*SET PROBLEM*:
Word for word, transcribe the lines below and drop the pictures.

*STORED DATA*:
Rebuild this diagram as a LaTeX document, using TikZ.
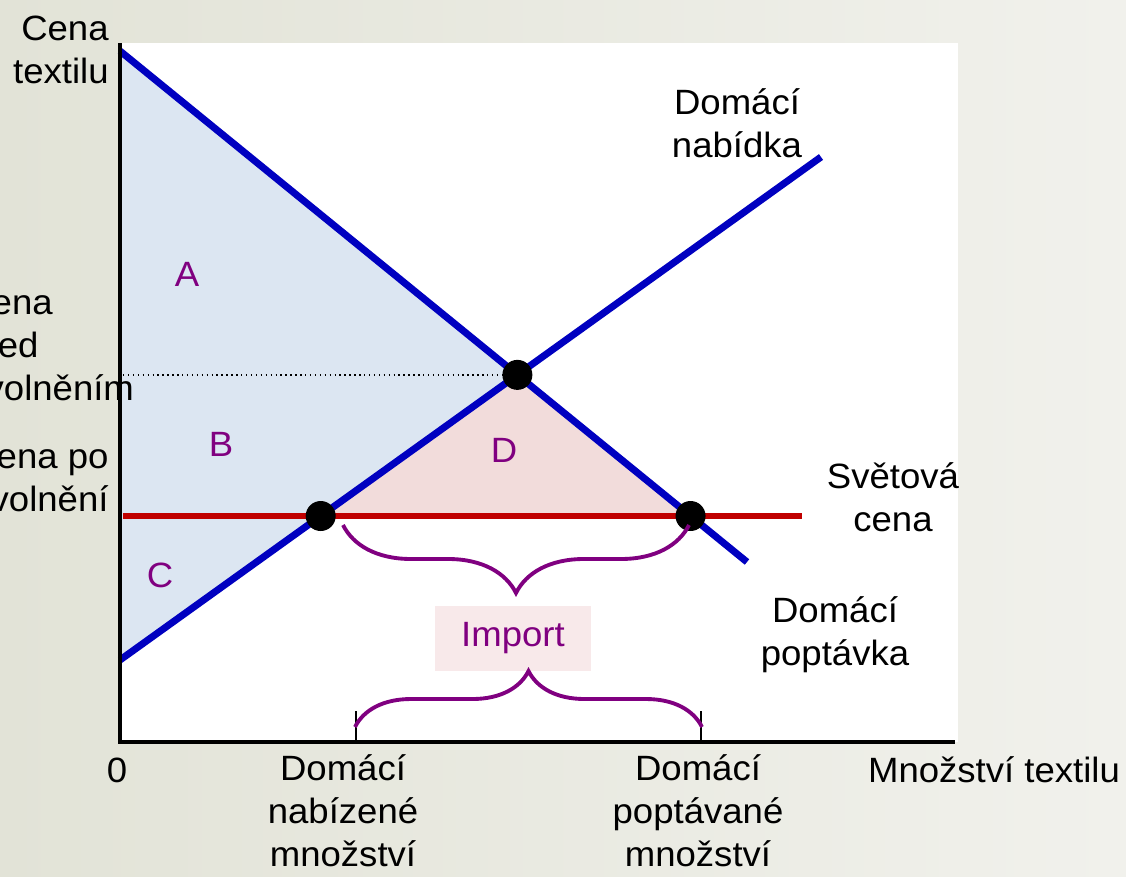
\documentclass[tikz,border=0pt]{standalone}
\usepackage{fontspec}
\setmainfont{Liberation Sans}[FakeStretch=1.04]
\usepackage{xcolor}
\usetikzlibrary{decorations.pathreplacing,positioning}
\definecolor{bgleft}{HTML}{E2E3D7}
\definecolor{bgright}{HTML}{F1F1EC}
\definecolor{surplusblue}{HTML}{DCE6F2}
\definecolor{dwlpink}{HTML}{F2DCDB}
\definecolor{importpink}{HTML}{F8E9EA}
\definecolor{areapurple}{HTML}{800080}
\definecolor{curveblue}{HTML}{0000C0}
\definecolor{worldred}{HTML}{C00000}

\begin{document}
\begin{tikzpicture}[
  x=0.02cm, y=-0.02cm,
  txt/.style={font=\fontsize{20}{24.5}\selectfont,inner sep=0pt,align=center},
  area/.style={txt,text=areapurple},
  curve/.style={draw=curveblue,line width=4pt},
  eq/.style={circle,fill=black,inner sep=0pt,minimum size=0.6cm},
  brc/.style={decorate,decoration={brace,amplitude=#1},draw=areapurple,line width=2.2pt},
  brcdown/.style={brc=#1,decoration={mirror}}
]
\useasboundingbox (0,0) rectangle (1126,876);
\shade[left color=bgleft,right color=bgright] (0,0) rectangle (1126,876);
\fill[white] (120,43) rectangle (958,742);

\coordinate (O) at (120,742);
\coordinate (ytop) at (120,43);
\coordinate (xend) at (955,742);
\coordinate (d0) at (120,51);
\coordinate (d1) at (747,562);
\coordinate (s0) at (120,660);
\coordinate (s1) at (821,157);
\coordinate (w0) at (123,516);
\coordinate (w1) at (802,516);
\coordinate (E) at (intersection of d0--d1 and s0--s1);
\coordinate (Qs) at (intersection of s0--s1 and w0--w1);
\coordinate (Qd) at (intersection of d0--d1 and w0--w1);

\fill[surplusblue] (d0) -- (E) -- (s0) -- cycle;
\fill[dwlpink] (Qs) -- (E) -- (Qd) -- cycle;
\draw[dotted,line width=0.8pt] (E -| w0) -- (E);
\draw[worldred,line width=3.8pt] (w0) -- (w1);
\draw[curve] (d0) -- (d1);
\draw[curve] (s0) -- (s1);
\node[eq] (eqE) at (E) {};
\node[eq] (eqS) at (Qs) {};
\node[eq] (eqD) at (Qd) {};

\draw[line width=2.6pt] (ytop) -- (O) -- (xend);
\coordinate (t1) at (356,742);
\coordinate (t2) at (701,742);
\draw[line width=0.8pt] (t1) -- ++(0,-31) (t2) -- ++(0,-31);

\node[area] (lA) at (187,274) {A};
\node[area] (lB) at (221,444) {B};
\node[area] (lC) at (160,575) {C};
\node[area] (lD) at (504,450) {D};

\coordinate (ub0) at (343,525);
\coordinate (ub1) at (689,525);
\draw[brcdown=1.36cm] (ub0) -- (ub1);
\node[area,fill=importpink,minimum width=3.12cm,minimum height=1.3cm] (imp) at (513,638) {Import};
\coordinate (lb0) at (355,727);
\coordinate (lb1) at (702,727);
\draw[brc=1.12cm] (lb0) -- (lb1);

\node[txt,align=right,anchor=east] (yname) at (109,50) {Cena\\textilu};
\node[txt,align=left,anchor=west] (pold) at (-35,345) {Cena\\před\\uvolněním};
\node[txt,align=left,anchor=west] (pnew) at (-30,478) {Cena po\\uvolnění};
\node[txt] (supply) at (737,123) {Domácí\\nabídka};
\node[txt] (world) at (893,497) {Světová\\cena};
\node[txt] (demand) at (835,635) {Domácí\\poptávka};
\node[txt,anchor=base] (zero) at (117,782) {0};
\node[txt] (qs) at (343,811) {Domácí\\nabízené\\množství};
\node[txt] (qd) at (698,811) {Domácí\\poptávané\\množství};
\node[txt,anchor=base] (xname) at (994,782) {Množství textilu};
\end{tikzpicture}
\end{document}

*FINAL ANSWER*:
Rebuild this diagram as a LaTeX document, using TikZ.
\documentclass[tikz,border=0pt]{standalone}
\usepackage{fontspec}
\setmainfont{Liberation Sans}[FakeStretch=1.04]
\usepackage{xcolor}
\usetikzlibrary{decorations.pathreplacing,positioning}
\definecolor{bgleft}{HTML}{E2E3D7}
\definecolor{bgright}{HTML}{F1F1EC}
\definecolor{surplusblue}{HTML}{DCE6F2}
\definecolor{dwlpink}{HTML}{F2DCDB}
\definecolor{importpink}{HTML}{F8E9EA}
\definecolor{areapurple}{HTML}{800080}
\definecolor{curveblue}{HTML}{0000C0}
\definecolor{worldred}{HTML}{C00000}

\begin{document}
\begin{tikzpicture}[
  x=0.02cm, y=-0.02cm,
  txt/.style={font=\fontsize{20}{24.5}\selectfont,inner sep=0pt,align=center},
  area/.style={txt,text=areapurple},
  curve/.style={draw=curveblue,line width=4pt},
  eq/.style={circle,fill=black,inner sep=0pt,minimum size=0.6cm},
  brc/.style={decorate,decoration={brace,amplitude=#1},draw=areapurple,line width=2.2pt},
  brcdown/.style={brc=#1,decoration={mirror}}
]
\useasboundingbox (0,0) rectangle (1126,876);
\shade[left color=bgleft,right color=bgright] (0,0) rectangle (1126,876);
\fill[white] (120,43) rectangle (958,742);

\coordinate (O) at (120,742);
\coordinate (ytop) at (120,43);
\coordinate (xend) at (955,742);
\coordinate (d0) at (120,51);
\coordinate (d1) at (747,562);
\coordinate (s0) at (120,660);
\coordinate (s1) at (821,157);
\coordinate (w0) at (123,516);
\coordinate (w1) at (802,516);
\coordinate (E) at (intersection of d0--d1 and s0--s1);
\coordinate (Qs) at (intersection of s0--s1 and w0--w1);
\coordinate (Qd) at (intersection of d0--d1 and w0--w1);

\fill[surplusblue] (d0) -- (E) -- (s0) -- cycle;
\fill[dwlpink] (Qs) -- (E) -- (Qd) -- cycle;
\draw[dotted,line width=0.8pt] (E -| w0) -- (E);
\draw[worldred,line width=3.8pt] (w0) -- (w1);
\draw[curve] (d0) -- (d1);
\draw[curve] (s0) -- (s1);
\node[eq] (eqE) at (E) {};
\node[eq] (eqS) at (Qs) {};
\node[eq] (eqD) at (Qd) {};

\draw[line width=2.6pt] (ytop) -- (O) -- (xend);
\coordinate (t1) at (356,742);
\coordinate (t2) at (701,742);
\draw[line width=0.8pt] (t1) -- ++(0,-31) (t2) -- ++(0,-31);

\node[area] (lA) at (187,274) {A};
\node[area] (lB) at (221,444) {B};
\node[area] (lC) at (160,575) {C};
\node[area] (lD) at (504,450) {D};

\coordinate (ub0) at (343,525);
\coordinate (ub1) at (689,525);
\draw[brcdown=1.36cm] (ub0) -- (ub1);
\node[area,fill=importpink,minimum width=3.12cm,minimum height=1.3cm] (imp) at (513,638) {Import};
\coordinate (lb0) at (355,727);
\coordinate (lb1) at (702,727);
\draw[brc=1.12cm] (lb0) -- (lb1);

\node[txt,align=right,anchor=east] (yname) at (109,50) {Cena\\textilu};
\node[txt,align=left,anchor=west] (pold) at (-35,345) {Cena\\před\\uvolněním};
\node[txt,align=left,anchor=west] (pnew) at (-30,478) {Cena po\\uvolnění};
\node[txt] (supply) at (737,123) {Domácí\\nabídka};
\node[txt] (world) at (893,497) {Světová\\cena};
\node[txt] (demand) at (835,635) {Domácí\\poptávka};
\node[txt,anchor=base] (zero) at (117,782) {0};
\node[txt] (qs) at (343,811) {Domácí\\nabízené\\množství};
\node[txt] (qd) at (698,811) {Domácí\\poptávané\\množství};
\node[txt,anchor=base] (xname) at (994,782) {Množství textilu};
\end{tikzpicture}
\end{document}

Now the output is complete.